Quote the whole listing word for word. Do not include the pictures.

--- START OF Data segment ---

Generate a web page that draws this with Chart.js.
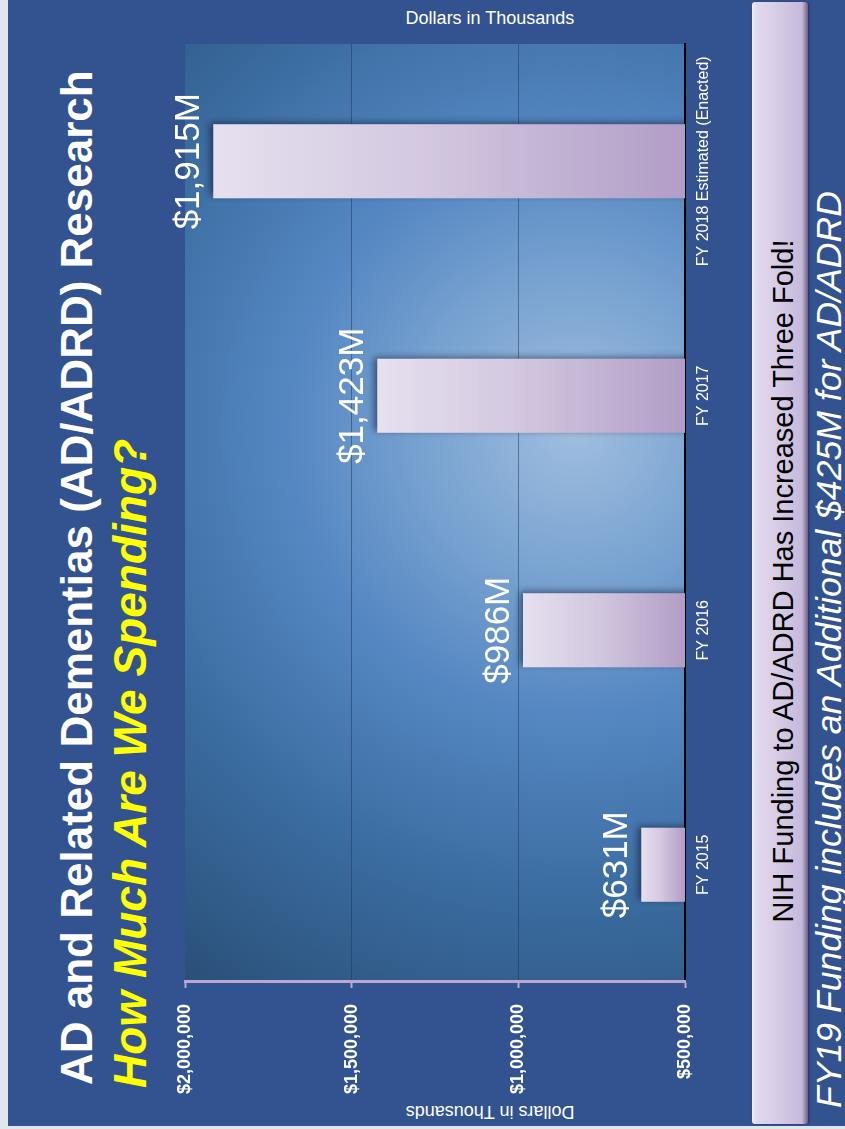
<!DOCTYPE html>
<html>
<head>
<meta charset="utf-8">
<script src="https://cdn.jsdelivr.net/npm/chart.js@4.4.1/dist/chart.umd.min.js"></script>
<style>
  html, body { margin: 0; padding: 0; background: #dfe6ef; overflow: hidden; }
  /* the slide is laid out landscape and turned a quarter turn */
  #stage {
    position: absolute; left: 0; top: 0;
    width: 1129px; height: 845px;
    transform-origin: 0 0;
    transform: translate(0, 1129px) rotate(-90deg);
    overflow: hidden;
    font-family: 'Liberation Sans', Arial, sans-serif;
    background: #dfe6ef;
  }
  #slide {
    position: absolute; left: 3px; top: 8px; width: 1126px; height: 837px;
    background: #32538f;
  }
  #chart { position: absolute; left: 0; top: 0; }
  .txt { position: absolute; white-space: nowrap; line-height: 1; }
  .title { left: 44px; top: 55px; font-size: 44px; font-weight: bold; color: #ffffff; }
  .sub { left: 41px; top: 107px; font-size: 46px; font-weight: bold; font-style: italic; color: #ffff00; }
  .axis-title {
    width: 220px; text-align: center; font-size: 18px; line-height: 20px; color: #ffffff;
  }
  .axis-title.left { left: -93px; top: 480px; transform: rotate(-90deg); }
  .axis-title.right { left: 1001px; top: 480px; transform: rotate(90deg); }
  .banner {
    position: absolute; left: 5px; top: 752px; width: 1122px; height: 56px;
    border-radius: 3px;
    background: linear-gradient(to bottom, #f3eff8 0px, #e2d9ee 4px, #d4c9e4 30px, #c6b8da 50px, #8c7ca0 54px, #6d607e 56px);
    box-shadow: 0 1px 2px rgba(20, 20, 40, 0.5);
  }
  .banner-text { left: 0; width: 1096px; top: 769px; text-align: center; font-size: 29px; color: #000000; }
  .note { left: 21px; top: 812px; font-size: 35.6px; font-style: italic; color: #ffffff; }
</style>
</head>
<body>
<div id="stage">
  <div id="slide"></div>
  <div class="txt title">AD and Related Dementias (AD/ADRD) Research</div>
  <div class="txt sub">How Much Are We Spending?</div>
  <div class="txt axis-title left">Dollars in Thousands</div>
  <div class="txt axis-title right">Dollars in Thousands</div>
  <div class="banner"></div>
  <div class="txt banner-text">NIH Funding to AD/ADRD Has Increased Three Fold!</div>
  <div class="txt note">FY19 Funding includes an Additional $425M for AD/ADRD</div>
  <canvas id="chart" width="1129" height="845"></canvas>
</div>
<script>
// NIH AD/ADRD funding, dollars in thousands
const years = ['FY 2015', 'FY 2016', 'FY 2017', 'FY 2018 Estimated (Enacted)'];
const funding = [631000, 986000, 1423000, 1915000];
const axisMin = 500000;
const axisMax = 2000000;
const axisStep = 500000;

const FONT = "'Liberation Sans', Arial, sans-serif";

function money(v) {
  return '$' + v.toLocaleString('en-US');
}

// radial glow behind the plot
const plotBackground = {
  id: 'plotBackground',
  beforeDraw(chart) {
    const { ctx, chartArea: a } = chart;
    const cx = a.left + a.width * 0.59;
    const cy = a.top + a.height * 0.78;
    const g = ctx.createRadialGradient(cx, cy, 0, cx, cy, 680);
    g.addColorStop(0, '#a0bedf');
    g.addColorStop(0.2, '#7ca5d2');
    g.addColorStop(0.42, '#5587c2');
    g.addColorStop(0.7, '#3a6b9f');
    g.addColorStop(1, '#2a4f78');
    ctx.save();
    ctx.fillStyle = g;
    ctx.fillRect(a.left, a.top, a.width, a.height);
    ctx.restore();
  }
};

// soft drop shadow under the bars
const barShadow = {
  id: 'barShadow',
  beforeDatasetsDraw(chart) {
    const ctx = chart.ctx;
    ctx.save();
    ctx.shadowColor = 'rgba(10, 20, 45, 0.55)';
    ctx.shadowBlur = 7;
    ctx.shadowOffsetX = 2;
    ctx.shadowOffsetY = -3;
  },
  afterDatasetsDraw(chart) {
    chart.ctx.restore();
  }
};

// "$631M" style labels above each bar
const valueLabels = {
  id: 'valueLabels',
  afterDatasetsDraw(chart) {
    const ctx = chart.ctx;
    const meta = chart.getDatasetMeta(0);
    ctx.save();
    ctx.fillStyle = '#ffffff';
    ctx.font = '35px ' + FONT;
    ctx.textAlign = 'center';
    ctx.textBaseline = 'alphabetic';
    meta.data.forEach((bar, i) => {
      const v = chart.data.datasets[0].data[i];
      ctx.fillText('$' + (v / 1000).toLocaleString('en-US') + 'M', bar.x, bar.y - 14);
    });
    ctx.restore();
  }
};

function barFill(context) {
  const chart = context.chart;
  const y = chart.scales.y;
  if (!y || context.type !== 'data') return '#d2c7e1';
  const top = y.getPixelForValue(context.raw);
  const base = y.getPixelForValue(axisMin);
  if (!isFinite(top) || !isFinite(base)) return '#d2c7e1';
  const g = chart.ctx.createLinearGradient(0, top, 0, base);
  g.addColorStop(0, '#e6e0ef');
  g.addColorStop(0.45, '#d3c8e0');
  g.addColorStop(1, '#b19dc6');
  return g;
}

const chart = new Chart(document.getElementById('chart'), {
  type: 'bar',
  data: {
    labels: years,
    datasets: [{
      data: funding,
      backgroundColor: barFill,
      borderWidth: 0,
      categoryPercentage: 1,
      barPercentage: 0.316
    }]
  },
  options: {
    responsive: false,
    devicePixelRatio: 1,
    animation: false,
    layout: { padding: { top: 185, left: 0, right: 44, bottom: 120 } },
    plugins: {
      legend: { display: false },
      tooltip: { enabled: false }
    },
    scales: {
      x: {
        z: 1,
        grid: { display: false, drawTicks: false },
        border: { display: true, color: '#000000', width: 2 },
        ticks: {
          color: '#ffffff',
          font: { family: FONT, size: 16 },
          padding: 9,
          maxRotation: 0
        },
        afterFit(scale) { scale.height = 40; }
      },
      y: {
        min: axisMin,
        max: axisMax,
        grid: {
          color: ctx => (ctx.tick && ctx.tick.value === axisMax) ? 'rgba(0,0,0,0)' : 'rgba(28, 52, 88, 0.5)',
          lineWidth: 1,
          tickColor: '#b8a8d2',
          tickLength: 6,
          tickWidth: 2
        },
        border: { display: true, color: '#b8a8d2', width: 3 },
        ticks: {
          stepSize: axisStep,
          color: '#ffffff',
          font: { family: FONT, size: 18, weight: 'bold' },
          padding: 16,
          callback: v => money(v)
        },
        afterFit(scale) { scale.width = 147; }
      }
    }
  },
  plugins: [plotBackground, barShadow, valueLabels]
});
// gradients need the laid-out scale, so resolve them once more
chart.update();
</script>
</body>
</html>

--- END OF Data segment ---

Answer to the task ▸
Generate a web page that draws this with Chart.js.
<!DOCTYPE html>
<html>
<head>
<meta charset="utf-8">
<script src="https://cdn.jsdelivr.net/npm/chart.js@4.4.1/dist/chart.umd.min.js"></script>
<style>
  html, body { margin: 0; padding: 0; background: #dfe6ef; overflow: hidden; }
  /* the slide is laid out landscape and turned a quarter turn */
  #stage {
    position: absolute; left: 0; top: 0;
    width: 1129px; height: 845px;
    transform-origin: 0 0;
    transform: translate(0, 1129px) rotate(-90deg);
    overflow: hidden;
    font-family: 'Liberation Sans', Arial, sans-serif;
    background: #dfe6ef;
  }
  #slide {
    position: absolute; left: 3px; top: 8px; width: 1126px; height: 837px;
    background: #32538f;
  }
  #chart { position: absolute; left: 0; top: 0; }
  .txt { position: absolute; white-space: nowrap; line-height: 1; }
  .title { left: 44px; top: 55px; font-size: 44px; font-weight: bold; color: #ffffff; }
  .sub { left: 41px; top: 107px; font-size: 46px; font-weight: bold; font-style: italic; color: #ffff00; }
  .axis-title {
    width: 220px; text-align: center; font-size: 18px; line-height: 20px; color: #ffffff;
  }
  .axis-title.left { left: -93px; top: 480px; transform: rotate(-90deg); }
  .axis-title.right { left: 1001px; top: 480px; transform: rotate(90deg); }
  .banner {
    position: absolute; left: 5px; top: 752px; width: 1122px; height: 56px;
    border-radius: 3px;
    background: linear-gradient(to bottom, #f3eff8 0px, #e2d9ee 4px, #d4c9e4 30px, #c6b8da 50px, #8c7ca0 54px, #6d607e 56px);
    box-shadow: 0 1px 2px rgba(20, 20, 40, 0.5);
  }
  .banner-text { left: 0; width: 1096px; top: 769px; text-align: center; font-size: 29px; color: #000000; }
  .note { left: 21px; top: 812px; font-size: 35.6px; font-style: italic; color: #ffffff; }
</style>
</head>
<body>
<div id="stage">
  <div id="slide"></div>
  <div class="txt title">AD and Related Dementias (AD/ADRD) Research</div>
  <div class="txt sub">How Much Are We Spending?</div>
  <div class="txt axis-title left">Dollars in Thousands</div>
  <div class="txt axis-title right">Dollars in Thousands</div>
  <div class="banner"></div>
  <div class="txt banner-text">NIH Funding to AD/ADRD Has Increased Three Fold!</div>
  <div class="txt note">FY19 Funding includes an Additional $425M for AD/ADRD</div>
  <canvas id="chart" width="1129" height="845"></canvas>
</div>
<script>
// NIH AD/ADRD funding, dollars in thousands
const years = ['FY 2015', 'FY 2016', 'FY 2017', 'FY 2018 Estimated (Enacted)'];
const funding = [631000, 986000, 1423000, 1915000];
const axisMin = 500000;
const axisMax = 2000000;
const axisStep = 500000;

const FONT = "'Liberation Sans', Arial, sans-serif";

function money(v) {
  return '$' + v.toLocaleString('en-US');
}

// radial glow behind the plot
const plotBackground = {
  id: 'plotBackground',
  beforeDraw(chart) {
    const { ctx, chartArea: a } = chart;
    const cx = a.left + a.width * 0.59;
    const cy = a.top + a.height * 0.78;
    const g = ctx.createRadialGradient(cx, cy, 0, cx, cy, 680);
    g.addColorStop(0, '#a0bedf');
    g.addColorStop(0.2, '#7ca5d2');
    g.addColorStop(0.42, '#5587c2');
    g.addColorStop(0.7, '#3a6b9f');
    g.addColorStop(1, '#2a4f78');
    ctx.save();
    ctx.fillStyle = g;
    ctx.fillRect(a.left, a.top, a.width, a.height);
    ctx.restore();
  }
};

// soft drop shadow under the bars
const barShadow = {
  id: 'barShadow',
  beforeDatasetsDraw(chart) {
    const ctx = chart.ctx;
    ctx.save();
    ctx.shadowColor = 'rgba(10, 20, 45, 0.55)';
    ctx.shadowBlur = 7;
    ctx.shadowOffsetX = 2;
    ctx.shadowOffsetY = -3;
  },
  afterDatasetsDraw(chart) {
    chart.ctx.restore();
  }
};

// "$631M" style labels above each bar
const valueLabels = {
  id: 'valueLabels',
  afterDatasetsDraw(chart) {
    const ctx = chart.ctx;
    const meta = chart.getDatasetMeta(0);
    ctx.save();
    ctx.fillStyle = '#ffffff';
    ctx.font = '35px ' + FONT;
    ctx.textAlign = 'center';
    ctx.textBaseline = 'alphabetic';
    meta.data.forEach((bar, i) => {
      const v = chart.data.datasets[0].data[i];
      ctx.fillText('$' + (v / 1000).toLocaleString('en-US') + 'M', bar.x, bar.y - 14);
    });
    ctx.restore();
  }
};

function barFill(context) {
  const chart = context.chart;
  const y = chart.scales.y;
  if (!y || context.type !== 'data') return '#d2c7e1';
  const top = y.getPixelForValue(context.raw);
  const base = y.getPixelForValue(axisMin);
  if (!isFinite(top) || !isFinite(base)) return '#d2c7e1';
  const g = chart.ctx.createLinearGradient(0, top, 0, base);
  g.addColorStop(0, '#e6e0ef');
  g.addColorStop(0.45, '#d3c8e0');
  g.addColorStop(1, '#b19dc6');
  return g;
}

const chart = new Chart(document.getElementById('chart'), {
  type: 'bar',
  data: {
    labels: years,
    datasets: [{
      data: funding,
      backgroundColor: barFill,
      borderWidth: 0,
      categoryPercentage: 1,
      barPercentage: 0.316
    }]
  },
  options: {
    responsive: false,
    devicePixelRatio: 1,
    animation: false,
    layout: { padding: { top: 185, left: 0, right: 44, bottom: 120 } },
    plugins: {
      legend: { display: false },
      tooltip: { enabled: false }
    },
    scales: {
      x: {
        z: 1,
        grid: { display: false, drawTicks: false },
        border: { display: true, color: '#000000', width: 2 },
        ticks: {
          color: '#ffffff',
          font: { family: FONT, size: 16 },
          padding: 9,
          maxRotation: 0
        },
        afterFit(scale) { scale.height = 40; }
      },
      y: {
        min: axisMin,
        max: axisMax,
        grid: {
          color: ctx => (ctx.tick && ctx.tick.value === axisMax) ? 'rgba(0,0,0,0)' : 'rgba(28, 52, 88, 0.5)',
          lineWidth: 1,
          tickColor: '#b8a8d2',
          tickLength: 6,
          tickWidth: 2
        },
        border: { display: true, color: '#b8a8d2', width: 3 },
        ticks: {
          stepSize: axisStep,
          color: '#ffffff',
          font: { family: FONT, size: 18, weight: 'bold' },
          padding: 16,
          callback: v => money(v)
        },
        afterFit(scale) { scale.width = 147; }
      }
    }
  },
  plugins: [plotBackground, barShadow, valueLabels]
});
// gradients need the laid-out scale, so resolve them once more
chart.update();
</script>
</body>
</html>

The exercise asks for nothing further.